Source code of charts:

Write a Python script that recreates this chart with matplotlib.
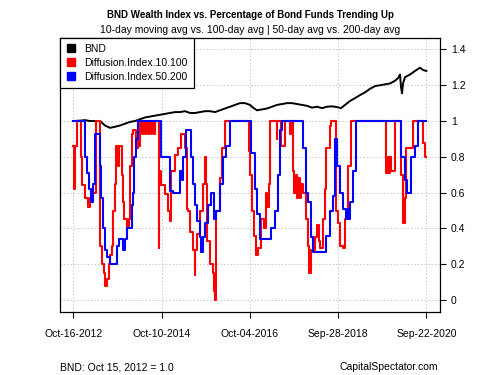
import matplotlib
matplotlib.use("Agg")
import matplotlib.pyplot as plt
from matplotlib.lines import Line2D
import datetime as dt

plt.rcParams['font.family'] = ['Liberation Sans', 'DejaVu Sans']

# ---- data (time in decimal years) ----
bnd_t = [2012.783, 2012.940, 2013.053, 2013.165, 2013.278, 2013.390, 2013.502, 2013.615,
         2013.727, 2013.839, 2013.952, 2014.064, 2014.177, 2014.289, 2014.401, 2014.514,
         2014.626, 2014.738, 2014.851, 2014.963, 2015.076, 2015.188, 2015.300, 2015.413,
         2015.525, 2015.637, 2015.750, 2015.862, 2015.975, 2016.087, 2016.199, 2016.312,
         2016.424, 2016.537, 2016.649, 2016.761, 2016.829, 2016.919, 2017.031, 2017.143,
         2017.256, 2017.368, 2017.480, 2017.593, 2017.705, 2017.818, 2017.930, 2018.042,
         2018.155, 2018.267, 2018.380, 2018.492, 2018.604, 2018.717, 2018.806, 2018.896,
         2019.009, 2019.121, 2019.234, 2019.346, 2019.458, 2019.571, 2019.683, 2019.796,
         2019.908, 2020.020, 2020.088, 2020.133, 2020.155, 2020.178, 2020.200, 2020.245,
         2020.357, 2020.470, 2020.582, 2020.649, 2020.724]
bnd_v = [1.0, 1.002, 1.005, 1.0, 1.0, 1.0, 0.975, 0.962,
         0.968, 0.975, 0.985, 0.995, 1.0, 1.01, 1.02, 1.025,
         1.03, 1.035, 1.04, 1.045, 1.05, 1.05, 1.055, 1.045,
         1.045, 1.05, 1.055, 1.055, 1.05, 1.06, 1.07, 1.08,
         1.09, 1.1, 1.1, 1.09, 1.075, 1.06, 1.065, 1.07,
         1.08, 1.09, 1.095, 1.1, 1.1, 1.095, 1.09, 1.085,
         1.075, 1.08, 1.072, 1.08, 1.082, 1.078, 1.072, 1.09,
         1.112, 1.128, 1.145, 1.16, 1.18, 1.195, 1.2, 1.205,
         1.21, 1.225, 1.24, 1.26, 1.19, 1.155, 1.21, 1.245,
         1.26, 1.28, 1.298, 1.285, 1.28]

di10_t = [2012.783, 2012.805, 2012.839, 2012.862, 2012.963, 2012.985, 2013.053, 2013.120,
          2013.165, 2013.210, 2013.300, 2013.379, 2013.401, 2013.435, 2013.480, 2013.513,
          2013.547, 2013.581, 2013.615, 2013.660, 2013.693, 2013.727, 2013.749, 2013.794,
          2013.817, 2013.884, 2013.907, 2013.929, 2013.997, 2014.042, 2014.064, 2014.098,
          2014.132, 2014.199, 2014.233, 2014.266, 2014.289, 2014.334, 2014.356, 2014.401,
          2014.424, 2014.469, 2014.491, 2014.536, 2014.559, 2014.604, 2014.626, 2014.705,
          2014.727, 2014.761, 2014.851, 2014.918, 2014.952, 2014.986, 2015.076, 2015.143,
          2015.210, 2015.300, 2015.334, 2015.368, 2015.413, 2015.480, 2015.514, 2015.536,
          2015.559, 2015.637, 2015.705, 2015.739, 2015.761, 2015.784, 2015.862, 2015.930,
          2015.952, 2015.975, 2015.997, 2016.087, 2016.121, 2016.199, 2016.728, 2016.761,
          2016.806, 2016.851, 2016.885, 2016.941, 2017.008, 2017.076, 2017.121, 2017.143,
          2017.177, 2017.211, 2017.357, 2017.379, 2017.458, 2017.548, 2017.660, 2017.683,
          2017.728, 2017.761, 2017.795, 2017.818, 2017.840, 2017.874, 2017.908, 2017.952,
          2018.020, 2018.054, 2018.087, 2018.132, 2018.222, 2018.256, 2018.301, 2018.335,
          2018.402, 2018.436, 2018.459, 2018.560, 2018.582, 2018.694, 2018.739, 2018.784,
          2018.851, 2018.896, 2018.964, 2019.031, 2019.818, 2019.863, 2019.885, 2019.908,
          2019.930, 2020.020, 2020.155, 2020.189, 2020.234, 2020.256, 2020.425, 2020.649,
          2020.694, 2020.724]
di10_v = [0.86, 0.62, 0.86, 1.0, 0.8, 0.64, 0.57, 0.52,
          0.57, 0.6, 1.0, 0.45, 0.3, 0.2, 0.15, 0.08,
          0.12, 0.2, 0.25, 0.3, 0.5, 0.65, 0.86, 0.75,
          0.86, 0.7, 0.55, 0.45, 0.4, 0.45, 0.75, 0.93,
          0.95, 0.85, 0.93, 0.86, 1.0, 0.93, 1.0, 0.93,
          1.0, 0.93, 1.0, 0.93, 1.0, 0.93, 1.0, 0.29,
          0.72, 0.64, 0.59, 0.5, 0.44, 0.72, 0.81, 0.85,
          0.93, 0.85, 0.51, 0.5, 0.38, 0.28, 0.14, 0.28,
          0.37, 0.5, 0.65, 0.8, 0.65, 0.33, 0.2, 0.15,
          0.05, 0.0, 0.5, 0.68, 0.85, 1.0, 0.83, 0.7,
          0.5, 0.36, 0.25, 0.29, 0.45, 0.4, 0.6, 0.52,
          0.65, 1.0, 0.9, 1.0, 0.86, 1.0, 0.93, 1.0,
          0.72, 0.6, 0.7, 0.57, 0.68, 0.57, 0.65, 0.6,
          0.45, 0.3, 0.15, 0.28, 0.35, 0.42, 0.33, 0.29,
          0.45, 0.62, 0.85, 0.97, 1.0, 0.5, 0.43, 0.3,
          0.29, 0.45, 0.75, 1.0, 0.71, 0.8, 0.71, 0.8,
          0.72, 1.0, 0.7, 0.43, 0.57, 0.85, 1.0, 0.88,
          0.8, 0.8]

di50_t = [2012.783, 2013.053, 2013.098, 2013.143, 2013.188, 2013.233, 2013.278, 2013.390,
          2013.412, 2013.457, 2013.502, 2013.547, 2013.615, 2013.772, 2013.817, 2013.907,
          2013.952, 2013.997, 2014.098, 2014.132, 2014.165, 2014.210, 2014.244, 2014.772,
          2014.963, 2015.031, 2015.188, 2015.222, 2015.255, 2015.323, 2015.424, 2015.480,
          2015.525, 2015.559, 2015.637, 2015.671, 2015.705, 2015.739, 2015.817, 2015.884,
          2015.952, 2015.997, 2016.087, 2016.154, 2016.222, 2016.312, 2016.784, 2016.874,
          2016.919, 2016.975, 2017.233, 2017.323, 2017.390, 2017.435, 2017.469, 2017.952,
          2018.020, 2018.065, 2018.132, 2018.188, 2018.470, 2018.560, 2018.627, 2018.672,
          2018.706, 2018.784, 2018.851, 2018.919, 2018.964, 2018.986, 2019.009, 2019.076,
          2019.132, 2020.155, 2020.245, 2020.290, 2020.380, 2020.470, 2020.537, 2020.724]
di50_v = [1.0, 0.8, 0.71, 0.62, 0.55, 0.65, 0.93, 0.75,
          0.57, 0.4, 0.28, 0.24, 0.2, 0.3, 0.34, 0.28,
          0.34, 0.4, 0.53, 0.6, 0.8, 0.9, 1.0, 0.8,
          0.61, 0.6, 0.72, 0.67, 0.8, 0.95, 0.8, 0.65,
          0.53, 0.44, 0.35, 0.27, 0.35, 0.43, 0.53, 0.6,
          0.45, 0.5, 0.65, 0.8, 0.86, 1.0, 0.82, 0.62,
          0.48, 0.34, 0.4, 0.5, 0.7, 0.95, 1.0, 0.85,
          0.6, 0.55, 0.35, 0.27, 0.36, 0.5, 0.58, 0.9,
          0.75, 0.6, 0.51, 0.45, 0.51, 0.45, 0.55, 0.72,
          1.0, 0.8, 0.67, 0.6, 0.8, 0.86, 1.0, 1.0]

tick_dates = [dt.date(2012, 10, 16), dt.date(2014, 10, 10), dt.date(2016, 10, 4),
              dt.date(2018, 9, 28), dt.date(2020, 9, 22)]
tick_labels = ["Oct-16-2012", "Oct-10-2014", "Oct-04-2016", "Sep-28-2018", "Sep-22-2020"]
y_ticks = [0, 0.2, 0.4, 0.6, 0.8, 1.0, 1.2, 1.4]
y_labels = ["0", "0.2", "0.4", "0.6", "0.8", "1", "1.2", "1.4"]


def dec_year(d):
    start = dt.date(d.year, 1, 1)
    ndays = (dt.date(d.year + 1, 1, 1) - start).days
    return d.year + (d - start).days / ndays


tick_pos = [dec_year(d) for d in tick_dates]

fig = plt.figure(figsize=(5, 3.75), dpi=100)
ax = fig.add_axes([0.12, 0.168, 0.76, 0.7307])

ax.plot(bnd_t, bnd_v, color='black', lw=1.4, zorder=3)
ax.plot(di10_t, di10_v, color='#FF0000', lw=1.5, drawstyle='steps-post', zorder=4)
ax.plot(di50_t, di50_v, color='#0000FF', lw=1.5, drawstyle='steps-post', zorder=5)

ax.set_xlim(2012.491, 2021.031)
ax.set_ylim(-0.067, 1.464)

ax.set_xticks(tick_pos)
ax.set_xticklabels(tick_labels, fontsize=7.5)
ax.yaxis.tick_right()
ax.set_yticks(y_ticks)
ax.set_yticklabels(y_labels, fontsize=7.5)
ax.tick_params(axis='x', length=4, width=0.8, pad=8)
ax.tick_params(axis='y', length=4, width=0.8, pad=4)
ax.grid(True, color='#C8C8C8', linestyle=(0, (1.5, 2)), lw=0.7)
for s in ax.spines.values():
    s.set_linewidth(0.9)
    s.set_color('black')

handles = [Line2D([], [], marker='s', color=c, ls='none', markersize=6)
           for c in ['black', '#FF0000', '#0000FF']]
leg = ax.legend(handles, ['BND', 'Diffusion.Index.10.100', 'Diffusion.Index.50.200'],
                loc='upper left', bbox_to_anchor=(0, 1), borderaxespad=0,
                fontsize=7.5, fancybox=False, framealpha=1, edgecolor='black',
                handlelength=1.0, handletextpad=0.8, labelspacing=0.4,
                borderpad=0.55)
leg.get_frame().set_linewidth(0.9)
leg.set_zorder(10)

fig.text(0.5, 1 - 15 / 375, "BND Wealth Index vs. Percentage of Bond Funds Trending Up",
         ha='center', va='center', fontsize=7.0, fontweight='bold')
fig.text(0.5, 1 - 30 / 375, "10-day moving avg vs. 100-day avg | 50-day avg vs. 200-day avg",
         ha='center', va='center', fontsize=7.5)
fig.text(0.12, 1 - 367 / 375, "BND: Oct 15, 2012 = 1.0", ha='left', va='center', fontsize=7.5)
fig.text(0.877, 1 - 367 / 375, "CapitalSpectator.com", ha='right', va='center', fontsize=7.5)

fig.savefig("out.png", dpi=100)
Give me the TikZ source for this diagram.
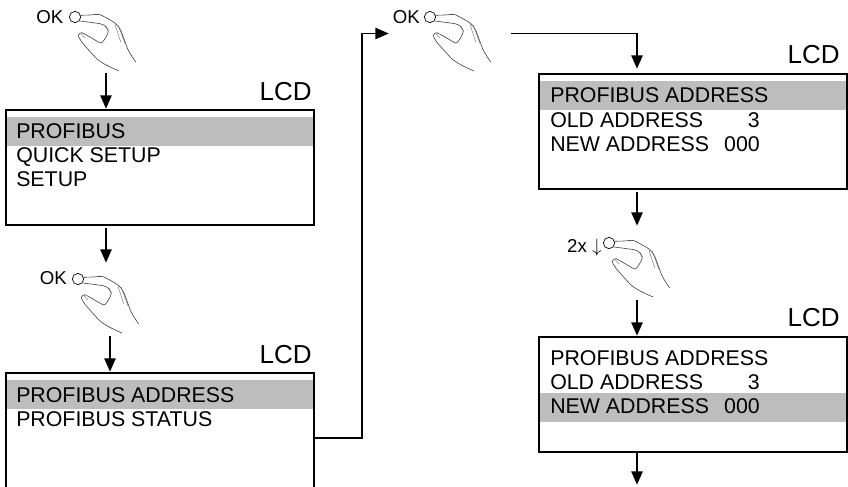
\documentclass[tikz,border=0pt]{standalone}
\usepackage{fontspec}
\setmainfont{Liberation Sans}
\usepackage{xcolor}
\usetikzlibrary{arrows.meta}
\definecolor{lcdgray}{RGB}{189,189,189}
\tikzset{
  lcdbox/.style={draw,line width=1.5pt,inner sep=0pt,outer sep=0pt,anchor=north west,minimum width=231pt,minimum height=86pt},
  lcdtitle/.style={anchor=base east,inner sep=0pt,font=\fontsize{19.5}{20}\selectfont},
  lcdline/.style={anchor=base west,inner sep=0pt,font=\fontsize{16}{18}\selectfont},
  lcdvalue/.style={anchor=base east,inner sep=0pt,font=\fontsize{16}{18}\selectfont},
  bar/.style={fill=lcdgray},
  keyname/.style={anchor=base east,inner sep=0pt,font=\fontsize{14}{16}\selectfont},
  ring/.style={draw,circle,line width=0.5pt,inner sep=0pt,minimum size=8.5pt},
  flow/.style={line width=1.25pt,-{Triangle[length=10pt,width=8.5pt]},shorten >=1pt},
  hand/.pic={
    \draw[line width=0.45pt,black!75] plot[smooth,tension=0.35] coordinates {(5,-1.7) (15,-2) (25,-2.3) (40,6) (45.7,13.3) (53.3,33.3) (60.7,45)};
    \draw[line width=0.45pt,black!75] plot[smooth,tension=0.35] coordinates {(5,4) (25,6.7) (30,9) (33.3,14) (31,20) (26,26) (15,20) (6.7,15.7) (3.3,18.3) (6.7,25) (21.7,41.7) (31.7,48.3) (44,54)};
    \draw[line width=0.3pt,black!60] (40,7.3) -- (45.7,25) (43.3,8.3) -- (50,26.7) (31,9) -- (33,14) (6,16.5) -- (10,21);
  }
}
\begin{document}
\begin{tikzpicture}[x=0.75pt,y=-0.75pt]
\useasboundingbox (0,0) rectangle (848,486);
\clip (0,0) rectangle (848,486);
% first column
\node[ring] (ring1) at (75,17) {};
\pic at (ring1.center) {hand};
\node[keyname] (ok1) at (63.5,23) {OK};
\coordinate (from1) at (106,73);
\node[lcdbox] (lcd1) at (6,110) {};
\fill[bar] (7,117) rectangle (313,146);
\node[lcdtitle] (title1) at (312,100) {LCD};
\node[lcdline] (row11) at (16,138) {PROFIBUS};
\node[lcdline] (row12) at (16,162) {QUICK SETUP};
\node[lcdline] (row13) at (16,186) {SETUP};
\draw[flow] (from1) -- (from1 |- lcd1.north);
\coordinate (from2) at (106,228);
\coordinate (to2) at (106,264);
\draw[flow] (from2) -- (to2);
\node[ring] (ring2) at (78,279) {};
\pic at (ring2.center) {hand};
\node[keyname] (ok2) at (67,284) {OK};
\coordinate (from3) at (110,336);
\node[lcdbox,minimum height=97.5pt] (lcd2) at (6,373) {};
\fill[bar] (7,380) rectangle (313,409);
\node[lcdtitle] (title2) at (312,363) {LCD};
\node[lcdline] (row21) at (16,402) {PROFIBUS ADDRESS};
\node[lcdline] (row22) at (16,426) {PROFIBUS STATUS};
\draw[flow] (from3) -- (from3 |- lcd2.north);
% across to the second column
\coordinate (bend) at (362,33.5);
\coordinate (to3) at (390,33.5);
\draw[flow] (lcd2.east) -| (bend) -- (to3);
\node[ring] (ring3) at (430,17) {};
\pic at (ring3.center) {hand};
\node[keyname] (ok3) at (420,23) {OK};
\coordinate (from4) at (511,33.5);
\coordinate (top3) at (637,70);
\draw[flow] (from4) -| (top3);
\node[lcdbox] (lcd3) at (539,74) {};
\fill[bar] (540,81) rectangle (846,110);
\node[lcdtitle] (title3) at (840,63) {LCD};
\node[lcdline] (row31) at (550,102) {PROFIBUS ADDRESS};
\node[lcdline] (row32) at (550,127) {OLD ADDRESS};
\node[lcdvalue] (val32) at (760,127) {3};
\node[lcdline] (row33) at (550,151) {NEW ADDRESS};
\node[lcdvalue] (val33) at (760,151) {000};
\coordinate (from5) at (637,192);
\coordinate (to5) at (637,227);
\draw[flow] (from5) -- (to5);
\node[ring] (ring4) at (609,243) {};
\pic at (ring4.center) {hand};
\node[keyname] (key4) at (602,252) {2x $\downarrow$};
\coordinate (from6) at (637,300);
\node[lcdbox] (lcd4) at (539,337) {};
\fill[bar] (540,393) rectangle (846,422);
\node[lcdtitle] (title4) at (840,326) {LCD};
\node[lcdline] (row41) at (550,365) {PROFIBUS ADDRESS};
\node[lcdline] (row42) at (550,389) {OLD ADDRESS};
\node[lcdvalue] (val42) at (760,389) {3};
\node[lcdline] (row43) at (550,413) {NEW ADDRESS};
\node[lcdvalue] (val43) at (760,413) {000};
\draw[flow] (from6) -- (from6 |- lcd4.north);
\coordinate (end) at (637,486);
\draw[flow] (end |- lcd4.south) -- (end);
\end{tikzpicture}
\end{document}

Your task
Locate the lines above that contain "this" and copy them.

Response to the exercise
Write a Python script that recreates this chart with matplotlib.
Give me the TikZ source for this diagram.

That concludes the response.